When Eva’s father, a professor at the Berklee College of Music, traveled to Cuba to research Afro-Cuban percussion and music, the opportunity arose for his daughter to learn folkloric dances from local teachers.
Eva, an award-winning gymnast as a child who also studies contemporary dance, chronicled her experience in a video that she shared with PEOPLE CHICA. Through her immersion, the young woman comes to understand the glaring contradictions of a people cut off from political freedom, economic opportunity and many modern comforts, who are nevertheless filled with passion and spirit.
Ringquist takes the viewer down the colorful yet decaying streets of Havana, depicting a paradise in ruins. “My first impression of Cuba was that it was very old-fashioned, going back in time with the cars and the architecture of the buildings. The streets were very rundown and dirty,” she says. “There are many buildings that you don’t think people live in because there are so broken down, but three or four families are living in it.”

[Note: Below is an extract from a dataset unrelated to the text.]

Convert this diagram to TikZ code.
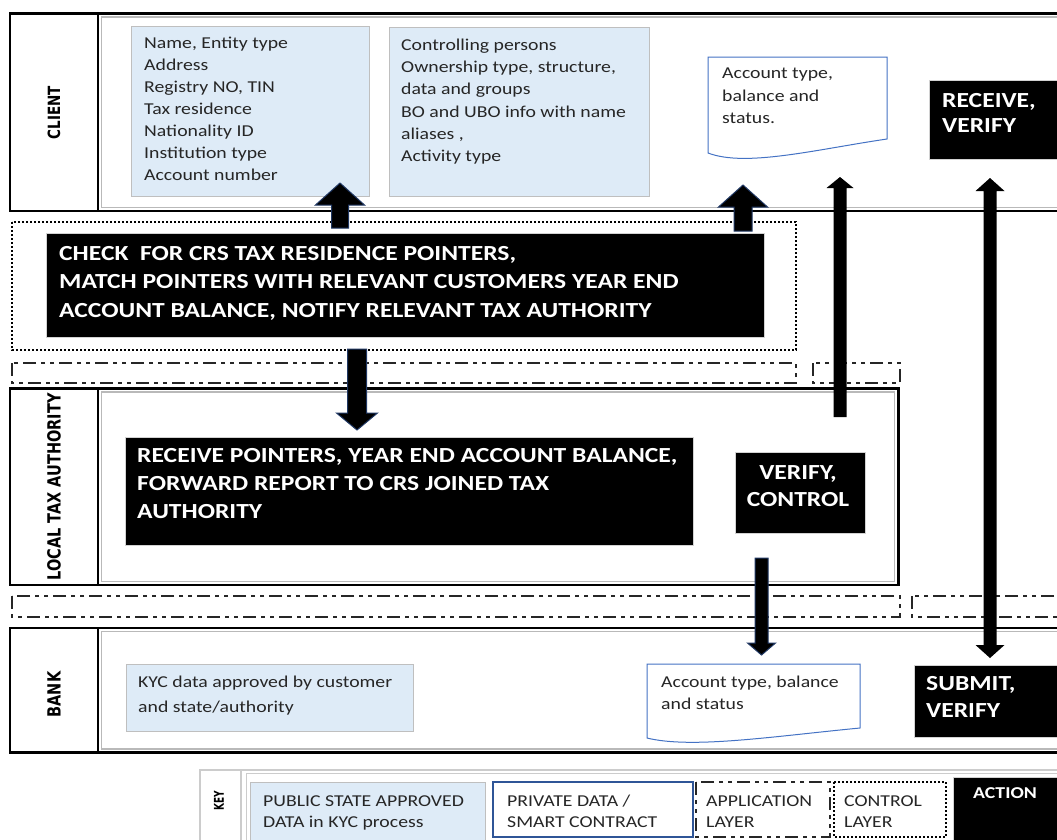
\documentclass[tikz,border=0pt]{standalone}
\usepackage{fontspec}
\setmainfont{Carlito}[FakeStretch=1.19]
\newfontfamily\labfont{DejaVu Sans}
\usetikzlibrary{calc}
\definecolor{kycblue}{HTML}{DEEBF7}
\definecolor{boxgrey}{HTML}{BFBFBF}
\definecolor{docblue}{HTML}{4472C4}
\definecolor{navy}{HTML}{203864}
\definecolor{privblue}{HTML}{2F5597}
\definecolor{txt}{HTML}{262626}
\newcommand\uparr[6][arrowline]{%
  \path[#1] let \p1=(#2), \p2=(#3) in
   (\x1-#4,\y1) -- (\x1-#4,\y2-#6) -- (\x1-#5,\y2-#6) -- (\x1,\y2) -- (\x1+#5,\y2-#6) -- (\x1+#4,\y2-#6) -- (\x1+#4,\y1) -- cycle;}
\newcommand\downarr[6][arrowline]{%
  \path[#1] let \p1=(#2), \p2=(#3) in
   (\x1-#4,\y1) -- (\x1-#4,\y2+#6) -- (\x1-#5,\y2+#6) -- (\x1,\y2) -- (\x1+#5,\y2+#6) -- (\x1+#4,\y2+#6) -- (\x1+#4,\y1) -- cycle;}
\newcommand\dblarr[5]{%
  \path[arrowplain] let \p1=(#1), \p2=(#2) in
   (\x1,\y1) -- (\x1+#4,\y1-#5) -- (\x1+#3,\y1-#5) -- (\x1+#3,\y2+#5) -- (\x1+#4,\y2+#5) -- (\x1,\y2)
   -- (\x1-#4,\y2+#5) -- (\x1-#3,\y2+#5) -- (\x1-#3,\y1-#5) -- (\x1-#4,\y1-#5) -- cycle;}
% L T R Bl Br
\newcommand\docshape[5]{%
  \draw[docline] (#1,#2) -- (#3,#2) -- (#3,#5)
    .. controls ({#1+0.6*(#3-#1)},{#5+0.11*(#4-#2)}) and ({#1+0.21*(#3-#1)},{#4+0.15*(#4-#2)}) .. (#1,#4) -- cycle;}
\begin{document}
\begin{tikzpicture}[x=1pt,y=-1pt,
  lane/.style={draw=black, line width=2.6pt},
  laneinner/.style={draw=gray!55, line width=1.2pt},
  kycbox/.style={draw=boxgrey, fill=kycblue, line width=1.3pt, inner sep=0pt, anchor=north west},
  actbox/.style={draw=gray!35, fill=black, line width=1pt, inner sep=0pt, anchor=north west},
  ctrllayer/.style={draw=black, line width=1.3pt, dash pattern=on 2pt off 2pt},
  applayer/.style={draw=black!85, line width=1.3pt, dash pattern=on 13pt off 5pt on 4pt off 5pt on 4pt off 5pt},
  docline/.style={draw=docblue, line width=1pt, fill=white},
  bodytext/.style={font={\fontsize{16.6pt}{22pt}\selectfont}, text=txt, inner sep=0pt, anchor=base west, align=left},
  keytext/.style={font={\fontsize{16.6pt}{21pt}\selectfont}, text=txt, inner sep=0pt, anchor=base west, align=left},
  acttext/.style={font={\bfseries\fontsize{21.5pt}{28.5pt}\selectfont}, text=white, inner sep=0pt, anchor=base west, align=left},
  lanelabel/.style={font={\labfont\bfseries\fontsize{14.5pt}{14.5pt}\selectfont}, rotate=90, yscale=1.25, inner sep=0pt},
  arrowline/.style={fill=black, draw=navy, line width=1pt, line join=miter},
  arrowplain/.style={fill=black}]
\useasboundingbox (0,0) rectangle (1057,839);
\fill[white] (0,0) rectangle (1057,839);
% (multi-line text nodes are placed at the baseline of their LAST line)

% ---------------- CLIENT lane
\draw[lane] (10,13.5) rectangle (1070,211);
\draw[lane] (98,13.5) -- (98,211);
\draw[laneinner] (101.5,17) rectangle (1070,207.5);
\node[lanelabel, font={\labfont\bfseries\fontsize{13.5pt}{13.5pt}\selectfont}] (lclient) at (54,112.5) {CLIENT};

\node[kycbox, minimum width=238pt, minimum height=170pt] (kyc1) at (131,26) {};
\node[bodytext] (kyc1t) at (144,180.5) {Name, Entity type\\Address\\Registry NO, TIN\\Tax residence\\Nationality ID\\Institution type\\Account number};
\node[kycbox, minimum width=260pt, minimum height=169pt] (kyc2) at (389,27) {};
\node[bodytext, font={\fontsize{16.6pt}{22.2pt}\selectfont}] (kyc2t) at (401,161.5) {Controlling persons\\Ownership type, structure,\\data and groups\\BO and UBO info with name\\aliases ,\\Activity type};

\docshape{708}{57}{887}{153}{139}
\node[bodytext, font={\fontsize{16.6pt}{22.5pt}\selectfont}] (cdoc) at (722,123.5) {Account type,\\balance and\\status.};

\node[actbox, minimum width=140pt, minimum height=79pt] (recv) at (929,80) {};
\node[acttext, font={\bfseries\fontsize{21.5pt}{25pt}\selectfont}] (recvt) at (942,132) {RECEIVE,\\VERIFY};

% ---------------- control layer
\draw[ctrllayer] (12,222) rectangle (796,350);
\node[actbox, minimum width=718pt, minimum height=104pt] (check) at (46,233) {};
\node[acttext] (checkt) at (59,317) {CHECK\ \ FOR CRS TAX RESIDENCE POINTERS,\\MATCH POINTERS WITH RELEVANT CUSTOMERS YEAR END\\ACCOUNT BALANCE, NOTIFY RELEVANT TAX AUTHORITY};

% ---------------- application layer row 1
\draw[applayer] (12,363) rectangle (796,383);
\draw[applayer] (813,363) rectangle (900,383);

% ---------------- LOCAL TAX AUTHORITY lane
\draw[lane] (10,388.5) rectangle (898.5,585);
\draw[lane] (98,388.5) -- (98,585);
\draw[laneinner] (101.5,392) rectangle (894.5,581.5);
\node[lanelabel] (llta) at (54,487) {LOCAL TAX AUTHORITY};

\node[actbox, minimum width=568pt, minimum height=108pt] (fwd) at (125,437) {};
\node[acttext, font={\bfseries\fontsize{21.5pt}{28pt}\selectfont}] (fwdt) at (137,518) {RECEIVE POINTERS, YEAR END ACCOUNT BALANCE,\\FORWARD REPORT TO CRS JOINED TAX\\AUTHORITY};
\node[actbox, minimum width=130pt, minimum height=81pt] (vc) at (735,452) {};
\node[acttext, anchor=base, align=center, font={\bfseries\fontsize{21.5pt}{27pt}\selectfont}] (vct) at (798,506) {VERIFY,\\CONTROL};

% ---------------- application layer row 2
\draw[applayer] (12,596) rectangle (900,617);
\draw[applayer] (912,596) rectangle (1070,617);

% ---------------- BANK lane
\draw[lane] (10,628) rectangle (1070,752.5);
\draw[lane] (98,628) -- (98,752.5);
\draw[laneinner] (101.5,631.5) rectangle (1070,749);
\node[lanelabel] (lbank) at (54,694.5) {BANK};

\node[kycbox, minimum width=287pt, minimum height=67pt] (kyc3) at (126,664) {};
\node[bodytext, font={\fontsize{16.6pt}{24.5pt}\selectfont}] (kyc3t) at (138,712) {KYC data approved by customer\\and state/authority};
\docshape{647}{664}{860}{738}{728}
\node[bodytext] (bdoc) at (661,709.5) {Account type, balance\\and status};
\node[actbox, minimum width=160pt, minimum height=72pt] (subm) at (914,665) {};
\node[acttext, font={\bfseries\fontsize{21.5pt}{27pt}\selectfont}] (submt) at (926,717) {SUBMIT,\\VERIFY};

% ---------------- KEY
\draw[draw=gray!40, line width=1.2pt] (200,770) rectangle (1070,850);
\draw[draw=gray!40, line width=1.2pt] (241,770) -- (241,850);
\draw[draw=gray!40, line width=1.2pt] (246.5,773.5) rectangle (1070,850);
\node[lanelabel, font={\labfont\bfseries\fontsize{9pt}{9pt}\selectfont}, yscale=1.2] (lkey) at (219,801) {KEY};
\node[kycbox, minimum width=235pt, minimum height=60pt] (k1) at (250,782) {};
\node[keytext] (k1t) at (263,827) {PUBLIC STATE APPROVED\\DATA in KYC process};
\draw[draw=privblue, line width=1.5pt] (493,782) rectangle (693,837);
\node[keytext] (k2t) at (507,827) {PRIVATE DATA /\\SMART CONTRACT};
\draw[applayer] (696,782) rectangle (830,837);
\node[keytext] (k3t) at (706,827) {APPLICATION\\LAYER};
\draw[ctrllayer] (834,782) rectangle (946,837);
\node[keytext] (k4t) at (844,827) {CONTROL\\LAYER};
\node[actbox, minimum width=120pt, minimum height=70pt] (k5) at (953,777) {};
\node[keytext, text=white, font={\bfseries\fontsize{16.6pt}{21pt}\selectfont}] (k5t) at (973,798.5) {ACTION};

% ---------------- arrows
\coordinate (a1tail) at (340,228);   \coordinate (a1tip) at (340,183);
\coordinate (a2tail) at (743,231);   \coordinate (a2tip) at (743,185);
\coordinate (a3tail) at (840,417);   \coordinate (a3tip) at (840,177);
\coordinate (a4top)  at (990,178);   \coordinate (a4bot) at (990,658);
\coordinate (a5tail) at (357,349);   \coordinate (a5tip) at (357,430);
\coordinate (a6tail) at (761.5,558); \coordinate (a6tip) at (761.5,655);
\uparr{a1tail}{a1tip}{8.5pt}{24.5pt}{22pt}
\uparr{a2tail}{a2tip}{9pt}{24.5pt}{22pt}
\uparr[arrowplain]{a3tail}{a3tip}{6.5pt}{13.5pt}{11pt}
\dblarr{a4top}{a4bot}{6.5pt}{14.5pt}{13pt}
\downarr{a5tail}{a5tip}{9.5pt}{20.5pt}{17pt}
\downarr{a6tail}{a6tip}{6.5pt}{14pt}{12pt}
\end{tikzpicture}
\end{document}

She was impressed by people’s joy and warmth, and the sensuous way Cubans dance. “Everybody was very hospitable and welcoming but also a little crazy,” she jokes. “There is a definite feeling of spontaneous partying within the culture.”
But the teen, who lives in Boston, was forced to reconcile the vibrant, percussive energy of Afro-Cuban music and dance with the lives of a population under the strict control of a totalitarian communist state. “I feel like many people are trapped because the living situations here are not good,” she recounts. “It sickens me to see a government treat foreigners and tourists better than its own citizens.”
Though she was inspired by the resilience of the Cuban people, she also recognized their acceptance as a coping mechanism. “They don’t have the choice really to change anything as an individual person. So instead of living in this environment and being angry all the time, accepting it is a way to survive and that’s sad,” she concludes. “I really hope that things can get better for this country because I think the people deserve better.”
The video dives into Ringquist’s dance lessons and her exploration of movement and offers an exclusive glimpse of a fully costumed street performance. “This experience and this travel has influenced how I will dance in the future,” reveals Ringquist.
But it’s clear that the student learned much more than exotic and understudied beats, rhythms and steps during her trip.